A charming sketch, from the drafting-boards of Howells and Stokes, of an abandoned alternative for St. Paul's Chapel on Columbia Campus, c. 1904-5, depicted with an enlarged dome and a strongly Italian Romanesque facade. While quite a successful design, the scale of the dome appears to suggest a building considerably larger than the actual chapel, whose lower dome seems more appropriate to its size.
Another abandoned variant from Howells and Stokes, who were filling out the basic campus partee laid out some years earlier by McKim, Mead and White, showing a campanile behind the church's east end and engaged with a stepped side-entrance into the campus.

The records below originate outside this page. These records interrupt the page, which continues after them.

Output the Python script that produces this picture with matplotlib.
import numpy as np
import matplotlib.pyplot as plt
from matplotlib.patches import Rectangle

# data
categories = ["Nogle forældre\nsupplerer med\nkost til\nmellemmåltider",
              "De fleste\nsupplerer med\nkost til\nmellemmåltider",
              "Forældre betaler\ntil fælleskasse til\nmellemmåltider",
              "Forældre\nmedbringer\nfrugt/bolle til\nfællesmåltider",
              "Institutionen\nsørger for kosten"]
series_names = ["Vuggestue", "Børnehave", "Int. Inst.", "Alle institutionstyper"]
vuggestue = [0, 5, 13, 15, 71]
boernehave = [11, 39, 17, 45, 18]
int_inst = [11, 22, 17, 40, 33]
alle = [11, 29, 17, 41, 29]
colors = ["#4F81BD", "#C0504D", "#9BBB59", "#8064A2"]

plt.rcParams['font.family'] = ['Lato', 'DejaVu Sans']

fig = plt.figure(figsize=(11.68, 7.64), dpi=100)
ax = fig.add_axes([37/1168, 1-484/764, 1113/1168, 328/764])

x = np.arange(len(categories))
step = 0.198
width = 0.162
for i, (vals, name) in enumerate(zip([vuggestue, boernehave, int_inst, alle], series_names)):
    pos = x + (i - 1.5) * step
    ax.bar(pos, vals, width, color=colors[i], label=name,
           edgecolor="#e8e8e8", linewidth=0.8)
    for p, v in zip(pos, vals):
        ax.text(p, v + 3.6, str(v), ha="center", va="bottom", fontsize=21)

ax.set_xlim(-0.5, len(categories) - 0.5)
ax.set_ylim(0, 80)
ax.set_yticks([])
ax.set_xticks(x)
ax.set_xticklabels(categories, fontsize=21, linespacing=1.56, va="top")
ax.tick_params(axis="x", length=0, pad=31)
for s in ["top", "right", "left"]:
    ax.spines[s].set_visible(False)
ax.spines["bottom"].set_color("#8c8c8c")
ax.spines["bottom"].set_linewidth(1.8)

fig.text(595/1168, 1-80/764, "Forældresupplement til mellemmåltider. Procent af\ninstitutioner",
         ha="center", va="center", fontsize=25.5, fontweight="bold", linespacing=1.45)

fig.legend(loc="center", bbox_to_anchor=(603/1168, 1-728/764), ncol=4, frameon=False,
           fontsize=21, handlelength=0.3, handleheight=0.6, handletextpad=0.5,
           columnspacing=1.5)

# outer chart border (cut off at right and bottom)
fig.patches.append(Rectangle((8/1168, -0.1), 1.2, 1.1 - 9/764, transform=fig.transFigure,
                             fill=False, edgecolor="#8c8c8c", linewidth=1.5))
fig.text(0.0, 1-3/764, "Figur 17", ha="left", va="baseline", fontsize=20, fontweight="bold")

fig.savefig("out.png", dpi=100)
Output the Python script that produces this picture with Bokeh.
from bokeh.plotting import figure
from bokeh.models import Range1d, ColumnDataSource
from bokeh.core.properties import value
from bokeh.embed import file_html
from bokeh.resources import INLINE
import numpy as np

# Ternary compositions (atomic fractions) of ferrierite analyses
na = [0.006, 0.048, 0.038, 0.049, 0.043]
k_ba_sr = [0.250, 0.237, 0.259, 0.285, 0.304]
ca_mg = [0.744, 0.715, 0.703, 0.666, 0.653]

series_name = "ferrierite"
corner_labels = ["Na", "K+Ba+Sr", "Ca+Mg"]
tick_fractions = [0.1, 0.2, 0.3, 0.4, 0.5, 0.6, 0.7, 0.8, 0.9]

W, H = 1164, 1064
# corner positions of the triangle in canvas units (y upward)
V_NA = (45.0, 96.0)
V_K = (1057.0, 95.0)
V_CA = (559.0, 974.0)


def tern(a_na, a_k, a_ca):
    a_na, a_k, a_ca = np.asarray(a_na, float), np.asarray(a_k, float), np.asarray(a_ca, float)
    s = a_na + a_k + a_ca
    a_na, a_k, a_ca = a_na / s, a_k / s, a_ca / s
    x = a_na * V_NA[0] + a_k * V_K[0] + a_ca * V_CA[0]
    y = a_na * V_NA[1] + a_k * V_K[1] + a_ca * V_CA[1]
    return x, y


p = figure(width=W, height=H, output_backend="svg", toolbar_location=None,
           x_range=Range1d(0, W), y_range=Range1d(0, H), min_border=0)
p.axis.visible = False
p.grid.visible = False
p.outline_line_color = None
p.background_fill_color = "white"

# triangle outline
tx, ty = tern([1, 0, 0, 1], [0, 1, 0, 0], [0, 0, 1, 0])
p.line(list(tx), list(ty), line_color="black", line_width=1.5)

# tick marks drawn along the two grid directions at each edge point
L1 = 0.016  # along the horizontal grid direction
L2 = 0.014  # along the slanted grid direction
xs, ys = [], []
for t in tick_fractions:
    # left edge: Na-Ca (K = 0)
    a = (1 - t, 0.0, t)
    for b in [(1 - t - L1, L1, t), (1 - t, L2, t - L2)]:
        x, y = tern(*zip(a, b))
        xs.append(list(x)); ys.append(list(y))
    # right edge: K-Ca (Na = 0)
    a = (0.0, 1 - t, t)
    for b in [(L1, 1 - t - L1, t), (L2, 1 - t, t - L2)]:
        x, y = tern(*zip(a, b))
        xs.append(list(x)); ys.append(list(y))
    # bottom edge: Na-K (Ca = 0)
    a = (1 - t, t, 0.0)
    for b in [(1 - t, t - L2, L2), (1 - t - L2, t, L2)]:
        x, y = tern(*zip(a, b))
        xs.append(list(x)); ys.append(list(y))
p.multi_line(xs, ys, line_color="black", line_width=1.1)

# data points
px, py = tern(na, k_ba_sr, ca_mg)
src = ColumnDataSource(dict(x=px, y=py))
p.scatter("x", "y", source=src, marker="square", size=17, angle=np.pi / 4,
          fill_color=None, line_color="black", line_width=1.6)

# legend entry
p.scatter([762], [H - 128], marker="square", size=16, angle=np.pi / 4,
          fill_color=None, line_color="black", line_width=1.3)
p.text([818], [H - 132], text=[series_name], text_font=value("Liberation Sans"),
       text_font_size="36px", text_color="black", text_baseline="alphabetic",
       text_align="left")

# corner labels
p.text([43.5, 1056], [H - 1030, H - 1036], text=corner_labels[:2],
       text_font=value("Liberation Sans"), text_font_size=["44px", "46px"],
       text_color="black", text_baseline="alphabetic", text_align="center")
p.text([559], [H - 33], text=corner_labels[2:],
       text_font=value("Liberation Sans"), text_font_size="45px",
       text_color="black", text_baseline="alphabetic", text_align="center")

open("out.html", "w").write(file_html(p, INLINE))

The chapel as built, in a strongly classicized Romanesque manner, but still distinct enough in its archaeologically-inspired ecclesiastical character to distinguish it from the more canonically Greco-Roman campus buildings.
The interior, view of the dome. Excepting architectural elements, the principal ornament of the interior is its extensive patterned vaults of Gustavino tile, then an innovative and unusual material.

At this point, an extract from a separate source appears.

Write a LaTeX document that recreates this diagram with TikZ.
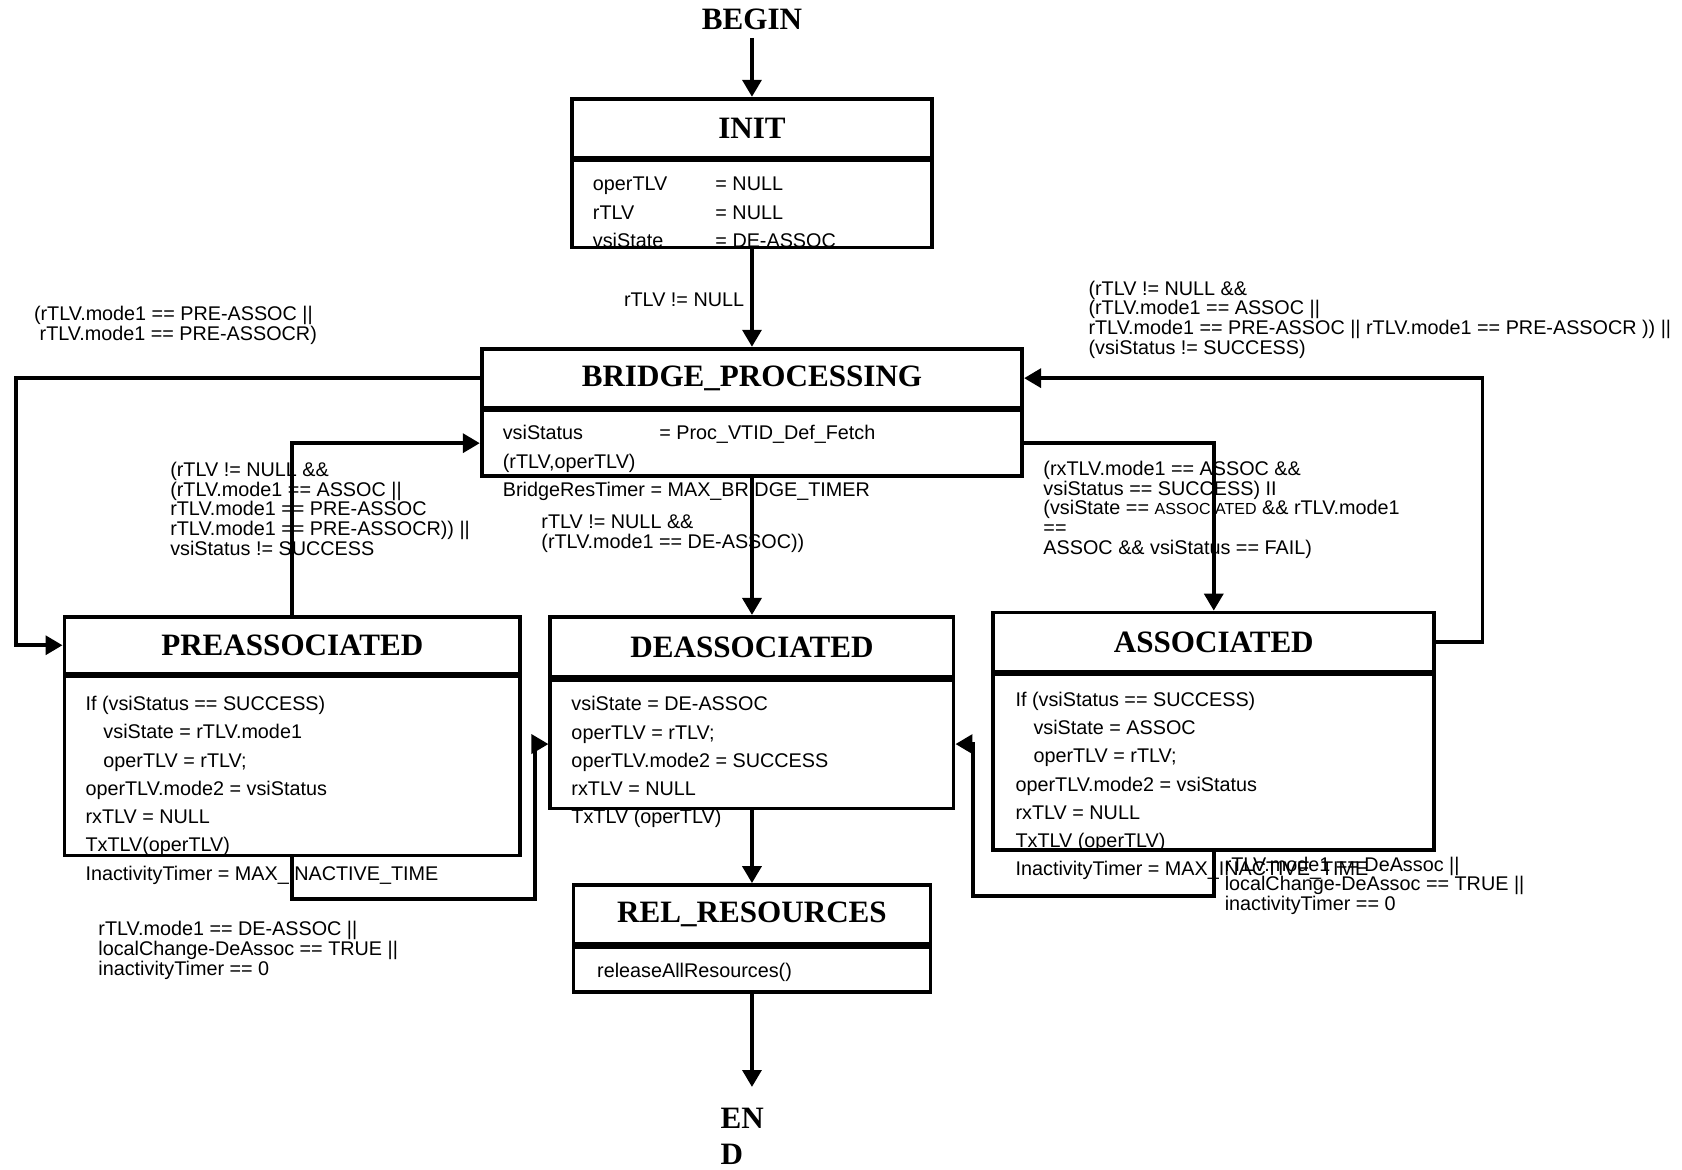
\documentclass[tikz,border=0pt]{standalone}
\usepackage{fontspec}
\setmainfont{Liberation Serif}
\setsansfont{Liberation Sans}
\usetikzlibrary{positioning, arrows.meta}

\begin{document}
\begin{tikzpicture}[x=0.02cm, y=-0.02cm, line width=2pt,
  >={Triangle[length=9pt, width=10pt]},
  state/.style={draw, inner sep=0pt, font=\fontsize{16.5}{20}\selectfont\bfseries},
  stbody/.style={draw, inner sep=0pt, below=-0.5pt of #1},
  acts/.style={anchor=base west, align=left, inner sep=0pt, font=\sffamily\fontsize{10.5}{15}\selectfont},
  cond/.style={anchor=base west, align=left, inner sep=0pt, font=\sffamily\fontsize{10.5}{10.5}\selectfont},
  term/.style={align=left, font=\fontsize{16.5}{19.3}\selectfont\bfseries}]
\useasboundingbox (0,0) rectangle (1568,1090);
% Actions (drawn first, the boxes go over them; at = baseline of last line)
\node[acts] (initacts) at (551,230.7) {\makebox[65pt][l]{operTLV}= NULL\\\makebox[65pt][l]{rTLV}= NULL\\\makebox[65pt][l]{vsiState}= DE-ASSOC};
\node[acts] (bridgeacts) at (467,462.7) {\makebox[83pt][l]{vsiStatus}= Proc\_VTID\_Def\_Fetch\\(rTLV,operTLV)\\BridgeResTimer = MAX\_BRIDGE\_TIMER};
\node[acts] (preacts) at (78,820.5) {If (vsiStatus == SUCCESS)\\\hspace*{9.5pt}vsiState = rTLV.mode1\\\hspace*{9.5pt}operTLV = rTLV;\\operTLV.mode2 = vsiStatus\\rxTLV = NULL\\TxTLV(operTLV)\\InactivityTimer = MAX\_INACTIVE\_TIME};
\node[acts] (deacts) at (531,768) {vsiState = DE-ASSOC\\operTLV = rTLV;\\operTLV.mode2 = SUCCESS\\rxTLV = NULL\\TxTLV (operTLV)};
\node[acts] (assocacts) at (945,816.5) {If (vsiStatus == SUCCESS)\\\hspace*{9.5pt}vsiState = ASSOC\\\hspace*{9.5pt}operTLV = rTLV;\\operTLV.mode2 = vsiStatus\\rxTLV = NULL\\TxTLV (operTLV)\\InactivityTimer = MAX\_INACTIVE\_TIME};
\node[acts] (relacts) at (555,911) {releaseAllResources()};
% States
\node[state, minimum width=6.72cm, minimum height=1.1cm] (init) at (701,119.5) {INIT};
\node[stbody=init, minimum width=6.72cm, minimum height=1.62cm] (initbody) {};
\node[state, minimum width=10.08cm, minimum height=1.1cm] (bridge) at (701,352.5) {BRIDGE\_PROCESSING};
\node[stbody=bridge, minimum width=10.08cm, minimum height=1.22cm] (bridgebody) {};
\node[state, minimum width=8.5cm, minimum height=1.06cm] (preassoc) at (272.5,601.5) {PREASSOCIATED};
\node[stbody=preassoc, minimum width=8.5cm, minimum height=3.34cm] (preassocbody) {};
\node[state, minimum width=7.52cm, minimum height=1.12cm] (deassoc) at (701,603) {DEASSOCIATED};
\node[stbody=deassoc, minimum width=7.52cm, minimum height=2.4cm] (deassocbody) {};
\node[state, minimum width=8.22cm, minimum height=1.1cm] (assoc) at (1131.5,598.5) {ASSOCIATED};
\node[stbody=assoc, minimum width=8.22cm, minimum height=3.28cm] (assocbody) {};
\node[state, minimum width=6.66cm, minimum height=1.1cm] (rel) at (701,852.5) {REL\_RESOURCES};
\node[stbody=rel, minimum width=6.66cm, minimum height=0.84cm] (relbody) {};
\node[term] (begin) at (701,18) {BEGIN};
\node[term, anchor=base west, inner sep=0pt] (end) at (670,1085.5) {EN\\D};
% Conditions
\node[cond] (toBridge) at (580,286) {rTLV != NULL};
\node[cond] (toPreOuter) at (30,317.5) {(rTLV.mode1 == PRE-ASSOC ||\\\hspace*{3pt}rTLV.mode1 == PRE-ASSOCR)};
\node[cond] (toBridgeLeft) at (157,517.8) {(rTLV != NULL \&\&\\(rTLV.mode1 == ASSOC ||\\rTLV.mode1 == PRE-ASSOC\\rTLV.mode1 == PRE-ASSOCR)) ||\\vsiStatus != SUCCESS};
\node[cond] (toDeassoc) at (503,511.5) {rTLV != NULL \&\&\\(rTLV.mode1 == DE-ASSOC))};
\node[cond] (toBridgeRight) at (1013,330.4) {(rTLV != NULL \&\&\\(rTLV.mode1 == ASSOC ||\\rTLV.mode1 == PRE-ASSOC || rTLV.mode1 == PRE-ASSOCR )) ||\\(vsiStatus != SUCCESS)};
\node[cond] (toAssoc) at (971,516.8) {(rxTLV.mode1 == ASSOC \&\&\\vsiStatus == SUCCESS) II\\(vsiState == {\fontsize{8.5}{10}\selectfont ASSOCIATED} \&\& rTLV.mode1\\==\\ASSOC \&\& vsiStatus == FAIL)};
\node[cond] (preToDe) at (90,908.9) {rTLV.mode1 == DE-ASSOC ||\\localChange-DeAssoc == TRUE ||\\inactivityTimer == 0};
\node[cond] (assocToDe) at (1140,848.9) {rTLV.mode1 == DeAssoc ||\\localChange-DeAssoc == TRUE ||\\inactivityTimer == 0};
% Transitions
\coordinate (lloop) at (15,352.5);
\coordinate (rloop) at (1382,598.5);
\coordinate (pdloop) at (499,838);
\coordinate (adloop) at (907,835);
\draw[->] (begin) -- (init);
\draw[->] (initbody) -- (bridge);
\draw[->] (bridge.west) -- (lloop) |- (preassoc.west);
\draw[->] (preassoc.north) |- (bridgebody.west);
\draw[->] (assoc.east) -- (rloop) |- (bridge.east);
\draw[->] (bridgebody.east) -| (assoc.north);
\draw[->] (bridgebody) -- (deassoc);
\draw[->] (preassocbody.south) |- (pdloop) |- (deassocbody.west);
\draw[->] (assocbody.south) |- (adloop) |- (deassocbody.east);
\draw[->] (deassocbody) -- (rel);
\draw[->, shorten >=10pt] (relbody) -- (relbody.south |- end.north);
\end{tikzpicture}
\end{document}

The apse. A dignified, if somewhat liturgically timid, Protestant design, with the altar at the end of a very deep chancel lined with elaborate choirstalls that threaten to overwhealm the actual sanctuary. The freestanding altar (with eastward facing footpace!) seems somewhat unusual to me, unless it was modified recently. It reminds me of Bertram Goodhue's somwhat "progressive" chancel at St. Bartholomew's, though I do not know much about the liturgical politics of the chapel's construction. That being said, with a stone top, six candlesticks, a hanging tester and a cross, it might make for a very fine Catholic altar.